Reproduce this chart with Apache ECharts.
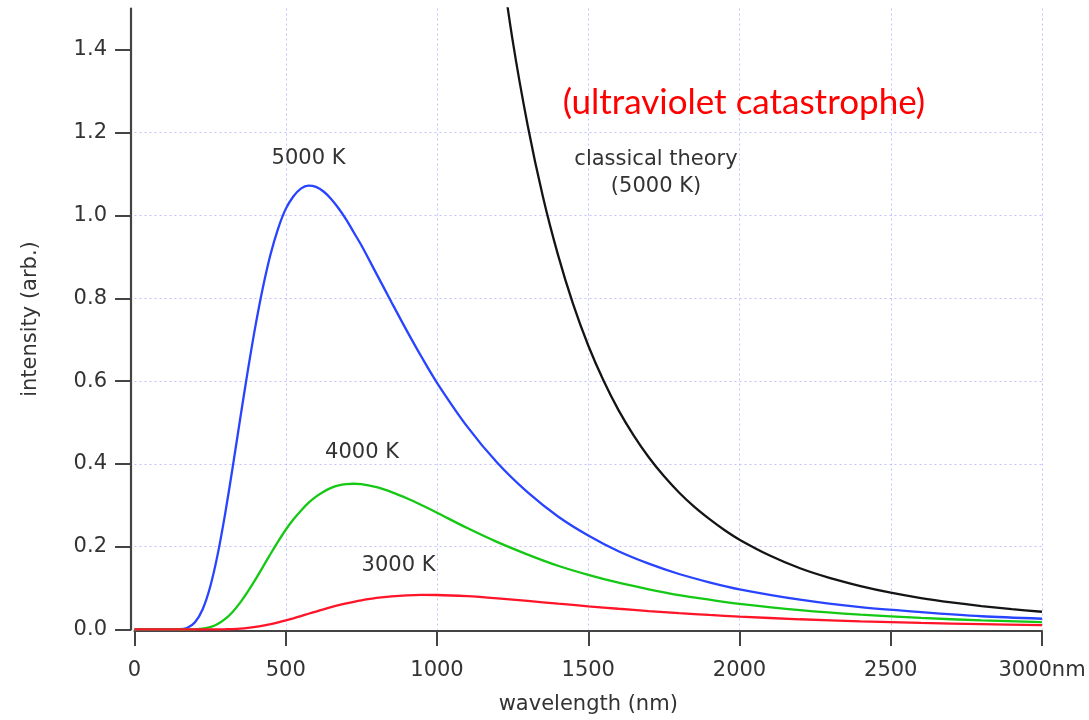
<!DOCTYPE html>
<html>
<head>
<meta charset="utf-8">
<script src="https://cdn.jsdelivr.net/npm/echarts@6/dist/echarts.min.js"></script>
<style>
html,body{margin:0;padding:0;background:#ffffff;}
#chart{width:1089px;height:720px;}
</style>
</head>
<body>
<div id="chart"></div>
<script>
const wavelengths = [0, 100, 150, 175, 200, 225, 250, 275, 300, 325, 350, 375, 400, 425, 450, 475, 500,
  525, 550, 575, 600, 625, 650, 675, 700, 725, 750, 800, 850, 900, 950, 1000, 1100, 1200, 1300, 1400,
  1500, 1600, 1700, 1800, 1900, 2000, 2200, 2400, 2600, 2800, 3000];

const intensity5000K = [0, 0, 0.0006, 0.0044, 0.0176, 0.0484, 0.1027, 0.1815, 0.281, 0.394, 0.512, 0.627,
  0.734, 0.828, 0.907, 0.969, 1.016, 1.046, 1.065, 1.072, 1.069, 1.058, 1.040, 1.017, 0.990, 0.959, 0.928,
  0.859, 0.790, 0.722, 0.657, 0.596, 0.490, 0.402, 0.331, 0.273, 0.227, 0.189, 0.159, 0.134, 0.114,
  0.097, 0.072, 0.054, 0.042, 0.032, 0.026];

const intensity4000K = [0, 0, 0, 0, 0.0005, 0.002, 0.0058, 0.0133, 0.0255, 0.043, 0.0655, 0.092, 0.121,
  0.152, 0.183, 0.213, 0.241, 0.2655, 0.287, 0.306, 0.321, 0.333, 0.342, 0.348, 0.351, 0.352, 0.351,
  0.344, 0.332, 0.317, 0.300, 0.282, 0.245, 0.211, 0.181, 0.154, 0.132, 0.113, 0.097, 0.083, 0.072,
  0.062, 0.047, 0.036, 0.028, 0.022, 0.018];

const intensity3000K = [0, 0, 0, 0, 0, 0, 0, 0, 0.0005, 0.0011, 0.0021, 0.0038, 0.0061, 0.0091, 0.0127,
  0.0170, 0.0219, 0.0270, 0.0325, 0.0380, 0.0434, 0.0488, 0.0539, 0.0586, 0.0630, 0.0670, 0.0705,
  0.0762, 0.0802, 0.0826, 0.0835, 0.0833, 0.0804, 0.0752, 0.0690, 0.0625, 0.0561, 0.0501, 0.0446,
  0.0396, 0.0352, 0.0312, 0.0247, 0.0197, 0.0158, 0.0128, 0.0104];

// Classical (Rayleigh-Jeans) curve, 5000 K
const classicalWavelengths = [1200, 1250, 1300, 1350, 1400, 1450, 1500, 1550, 1600, 1650, 1700, 1750,
  1800, 1850, 1900, 1950, 2000, 2100, 2200, 2300, 2400, 2500, 2600, 2700, 2800, 2900, 3000];
const classical5000K = [1.676, 1.423, 1.217, 1.046, 0.905, 0.786, 0.686, 0.602, 0.530, 0.469, 0.416,
  0.3705, 0.331, 0.2967, 0.267, 0.2403, 0.217, 0.1787, 0.148, 0.1242, 0.105, 0.0890, 0.076, 0.0654,
  0.0565, 0.0491, 0.0429];

const xTicks = [0, 500, 1000, 1500, 2000, 2500, 3000];
const yTicks = [0, 0.2, 0.4, 0.6, 0.8, 1.0, 1.2, 1.4];

const FONT = 'DejaVu Sans';
const AXIS_COLOR = '#444444';
const TEXT_COLOR = '#333333';
const GRID_COLOR = '#c0c0ff';

function pairs(xs, ys) { return xs.map((x, i) => [x, ys[i]]); }

function lineSeries(name, data, color) {
  return {
    name: name, type: 'line', data: data, showSymbol: false, symbol: 'none',
    smooth: 0.3, clip: true,
    lineStyle: { color: color, width: 2.3 }, emphasis: { disabled: true }, z: 3
  };
}

const chart = echarts.init(document.getElementById('chart'), null, { renderer: 'canvas' });

chart.setOption({
  animation: false,
  backgroundColor: '#ffffff',
  grid: { left: 134.5, right: 47, top: 8.5, bottom: 90, containLabel: false },
  xAxis: {
    type: 'value', min: 0, max: 3000, interval: 500, offset: 1.5,
    axisLine: { show: true, onZero: false, lineStyle: { color: AXIS_COLOR, width: 2.2 } },
    axisTick: { show: true, length: 15, customValues: xTicks, lineStyle: { color: AXIS_COLOR, width: 2 } },
    axisLabel: {
      show: true, margin: 29, fontSize: 21, color: TEXT_COLOR, fontFamily: FONT,
      customValues: xTicks,
      formatter: v => (v === 3000 ? '3000nm' : String(v))
    },
    splitLine: { show: true, showMinLine: false, lineStyle: { color: GRID_COLOR, type: [2, 3], width: 1 } },
    name: 'wavelength (nm)', nameLocation: 'middle', nameGap: 63,
    nameTextStyle: { fontSize: 21, color: TEXT_COLOR, fontFamily: FONT }
  },
  yAxis: {
    type: 'value', min: 0, max: 1.5, interval: 0.2, offset: 3.5,
    axisLine: { show: true, onZero: false, lineStyle: { color: AXIS_COLOR, width: 2.2 } },
    axisTick: { show: true, length: 16, customValues: yTicks, lineStyle: { color: AXIS_COLOR, width: 2 } },
    axisLabel: {
      show: true, margin: 24, fontSize: 21, color: TEXT_COLOR, fontFamily: FONT,
      customValues: yTicks, formatter: v => Number(v).toFixed(1)
    },
    splitLine: { show: true, showMinLine: false, showMaxLine: false,
      lineStyle: { color: GRID_COLOR, type: [2, 3], width: 1 } },
    name: 'intensity (arb.)', nameLocation: 'middle', nameGap: 90,
    nameTextStyle: { fontSize: 21, color: TEXT_COLOR, fontFamily: FONT }
  },
  series: [
    lineSeries('classical theory (5000 K)', pairs(classicalWavelengths, classical5000K), '#141414'),
    lineSeries('5000 K', pairs(wavelengths, intensity5000K), '#2844ff'),
    lineSeries('4000 K', pairs(wavelengths, intensity4000K), '#14c814'),
    lineSeries('3000 K', pairs(wavelengths, intensity3000K), '#ff1428')
  ],
  graphic: [
    { type: 'text', z: 10, style: { text: '5000 K', x: 308.5, y: 158.5, align: 'center', verticalAlign: 'middle', fill: TEXT_COLOR, font: '21px "DejaVu Sans"' } },
    { type: 'text', z: 10, style: { text: '4000 K', x: 362, y: 452.5, align: 'center', verticalAlign: 'middle', fill: TEXT_COLOR, font: '21px "DejaVu Sans"' } },
    { type: 'text', z: 10, style: { text: '3000 K', x: 398.5, y: 566, align: 'center', verticalAlign: 'middle', fill: TEXT_COLOR, font: '21px "DejaVu Sans"' } },
    { type: 'text', z: 10, style: { text: 'classical theory', x: 656, y: 160, align: 'center', verticalAlign: 'middle', fill: TEXT_COLOR, font: '21px "DejaVu Sans"' } },
    { type: 'text', z: 10, style: { text: '(5000 K)', x: 656, y: 187, align: 'center', verticalAlign: 'middle', fill: TEXT_COLOR, font: '21px "DejaVu Sans"' } },
    { type: 'text', z: 10, style: { text: '(ultraviolet catastrophe)', x: 744, y: 103, align: 'center', verticalAlign: 'middle', fill: '#ff0000', font: '35px Lato' } }
  ]
});
</script>
</body>
</html>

● ● ●

Work to be completed -> Reproduce the full listing above verbatim, with no pictures included.

Final result ->
Reproduce this chart with Apache ECharts.
<!DOCTYPE html>
<html>
<head>
<meta charset="utf-8">
<script src="https://cdn.jsdelivr.net/npm/echarts@6/dist/echarts.min.js"></script>
<style>
html,body{margin:0;padding:0;background:#ffffff;}
#chart{width:1089px;height:720px;}
</style>
</head>
<body>
<div id="chart"></div>
<script>
const wavelengths = [0, 100, 150, 175, 200, 225, 250, 275, 300, 325, 350, 375, 400, 425, 450, 475, 500,
  525, 550, 575, 600, 625, 650, 675, 700, 725, 750, 800, 850, 900, 950, 1000, 1100, 1200, 1300, 1400,
  1500, 1600, 1700, 1800, 1900, 2000, 2200, 2400, 2600, 2800, 3000];

const intensity5000K = [0, 0, 0.0006, 0.0044, 0.0176, 0.0484, 0.1027, 0.1815, 0.281, 0.394, 0.512, 0.627,
  0.734, 0.828, 0.907, 0.969, 1.016, 1.046, 1.065, 1.072, 1.069, 1.058, 1.040, 1.017, 0.990, 0.959, 0.928,
  0.859, 0.790, 0.722, 0.657, 0.596, 0.490, 0.402, 0.331, 0.273, 0.227, 0.189, 0.159, 0.134, 0.114,
  0.097, 0.072, 0.054, 0.042, 0.032, 0.026];

const intensity4000K = [0, 0, 0, 0, 0.0005, 0.002, 0.0058, 0.0133, 0.0255, 0.043, 0.0655, 0.092, 0.121,
  0.152, 0.183, 0.213, 0.241, 0.2655, 0.287, 0.306, 0.321, 0.333, 0.342, 0.348, 0.351, 0.352, 0.351,
  0.344, 0.332, 0.317, 0.300, 0.282, 0.245, 0.211, 0.181, 0.154, 0.132, 0.113, 0.097, 0.083, 0.072,
  0.062, 0.047, 0.036, 0.028, 0.022, 0.018];

const intensity3000K = [0, 0, 0, 0, 0, 0, 0, 0, 0.0005, 0.0011, 0.0021, 0.0038, 0.0061, 0.0091, 0.0127,
  0.0170, 0.0219, 0.0270, 0.0325, 0.0380, 0.0434, 0.0488, 0.0539, 0.0586, 0.0630, 0.0670, 0.0705,
  0.0762, 0.0802, 0.0826, 0.0835, 0.0833, 0.0804, 0.0752, 0.0690, 0.0625, 0.0561, 0.0501, 0.0446,
  0.0396, 0.0352, 0.0312, 0.0247, 0.0197, 0.0158, 0.0128, 0.0104];

// Classical (Rayleigh-Jeans) curve, 5000 K
const classicalWavelengths = [1200, 1250, 1300, 1350, 1400, 1450, 1500, 1550, 1600, 1650, 1700, 1750,
  1800, 1850, 1900, 1950, 2000, 2100, 2200, 2300, 2400, 2500, 2600, 2700, 2800, 2900, 3000];
const classical5000K = [1.676, 1.423, 1.217, 1.046, 0.905, 0.786, 0.686, 0.602, 0.530, 0.469, 0.416,
  0.3705, 0.331, 0.2967, 0.267, 0.2403, 0.217, 0.1787, 0.148, 0.1242, 0.105, 0.0890, 0.076, 0.0654,
  0.0565, 0.0491, 0.0429];

const xTicks = [0, 500, 1000, 1500, 2000, 2500, 3000];
const yTicks = [0, 0.2, 0.4, 0.6, 0.8, 1.0, 1.2, 1.4];

const FONT = 'DejaVu Sans';
const AXIS_COLOR = '#444444';
const TEXT_COLOR = '#333333';
const GRID_COLOR = '#c0c0ff';

function pairs(xs, ys) { return xs.map((x, i) => [x, ys[i]]); }

function lineSeries(name, data, color) {
  return {
    name: name, type: 'line', data: data, showSymbol: false, symbol: 'none',
    smooth: 0.3, clip: true,
    lineStyle: { color: color, width: 2.3 }, emphasis: { disabled: true }, z: 3
  };
}

const chart = echarts.init(document.getElementById('chart'), null, { renderer: 'canvas' });

chart.setOption({
  animation: false,
  backgroundColor: '#ffffff',
  grid: { left: 134.5, right: 47, top: 8.5, bottom: 90, containLabel: false },
  xAxis: {
    type: 'value', min: 0, max: 3000, interval: 500, offset: 1.5,
    axisLine: { show: true, onZero: false, lineStyle: { color: AXIS_COLOR, width: 2.2 } },
    axisTick: { show: true, length: 15, customValues: xTicks, lineStyle: { color: AXIS_COLOR, width: 2 } },
    axisLabel: {
      show: true, margin: 29, fontSize: 21, color: TEXT_COLOR, fontFamily: FONT,
      customValues: xTicks,
      formatter: v => (v === 3000 ? '3000nm' : String(v))
    },
    splitLine: { show: true, showMinLine: false, lineStyle: { color: GRID_COLOR, type: [2, 3], width: 1 } },
    name: 'wavelength (nm)', nameLocation: 'middle', nameGap: 63,
    nameTextStyle: { fontSize: 21, color: TEXT_COLOR, fontFamily: FONT }
  },
  yAxis: {
    type: 'value', min: 0, max: 1.5, interval: 0.2, offset: 3.5,
    axisLine: { show: true, onZero: false, lineStyle: { color: AXIS_COLOR, width: 2.2 } },
    axisTick: { show: true, length: 16, customValues: yTicks, lineStyle: { color: AXIS_COLOR, width: 2 } },
    axisLabel: {
      show: true, margin: 24, fontSize: 21, color: TEXT_COLOR, fontFamily: FONT,
      customValues: yTicks, formatter: v => Number(v).toFixed(1)
    },
    splitLine: { show: true, showMinLine: false, showMaxLine: false,
      lineStyle: { color: GRID_COLOR, type: [2, 3], width: 1 } },
    name: 'intensity (arb.)', nameLocation: 'middle', nameGap: 90,
    nameTextStyle: { fontSize: 21, color: TEXT_COLOR, fontFamily: FONT }
  },
  series: [
    lineSeries('classical theory (5000 K)', pairs(classicalWavelengths, classical5000K), '#141414'),
    lineSeries('5000 K', pairs(wavelengths, intensity5000K), '#2844ff'),
    lineSeries('4000 K', pairs(wavelengths, intensity4000K), '#14c814'),
    lineSeries('3000 K', pairs(wavelengths, intensity3000K), '#ff1428')
  ],
  graphic: [
    { type: 'text', z: 10, style: { text: '5000 K', x: 308.5, y: 158.5, align: 'center', verticalAlign: 'middle', fill: TEXT_COLOR, font: '21px "DejaVu Sans"' } },
    { type: 'text', z: 10, style: { text: '4000 K', x: 362, y: 452.5, align: 'center', verticalAlign: 'middle', fill: TEXT_COLOR, font: '21px "DejaVu Sans"' } },
    { type: 'text', z: 10, style: { text: '3000 K', x: 398.5, y: 566, align: 'center', verticalAlign: 'middle', fill: TEXT_COLOR, font: '21px "DejaVu Sans"' } },
    { type: 'text', z: 10, style: { text: 'classical theory', x: 656, y: 160, align: 'center', verticalAlign: 'middle', fill: TEXT_COLOR, font: '21px "DejaVu Sans"' } },
    { type: 'text', z: 10, style: { text: '(5000 K)', x: 656, y: 187, align: 'center', verticalAlign: 'middle', fill: TEXT_COLOR, font: '21px "DejaVu Sans"' } },
    { type: 'text', z: 10, style: { text: '(ultraviolet catastrophe)', x: 744, y: 103, align: 'center', verticalAlign: 'middle', fill: '#ff0000', font: '35px Lato' } }
  ]
});
</script>
</body>
</html>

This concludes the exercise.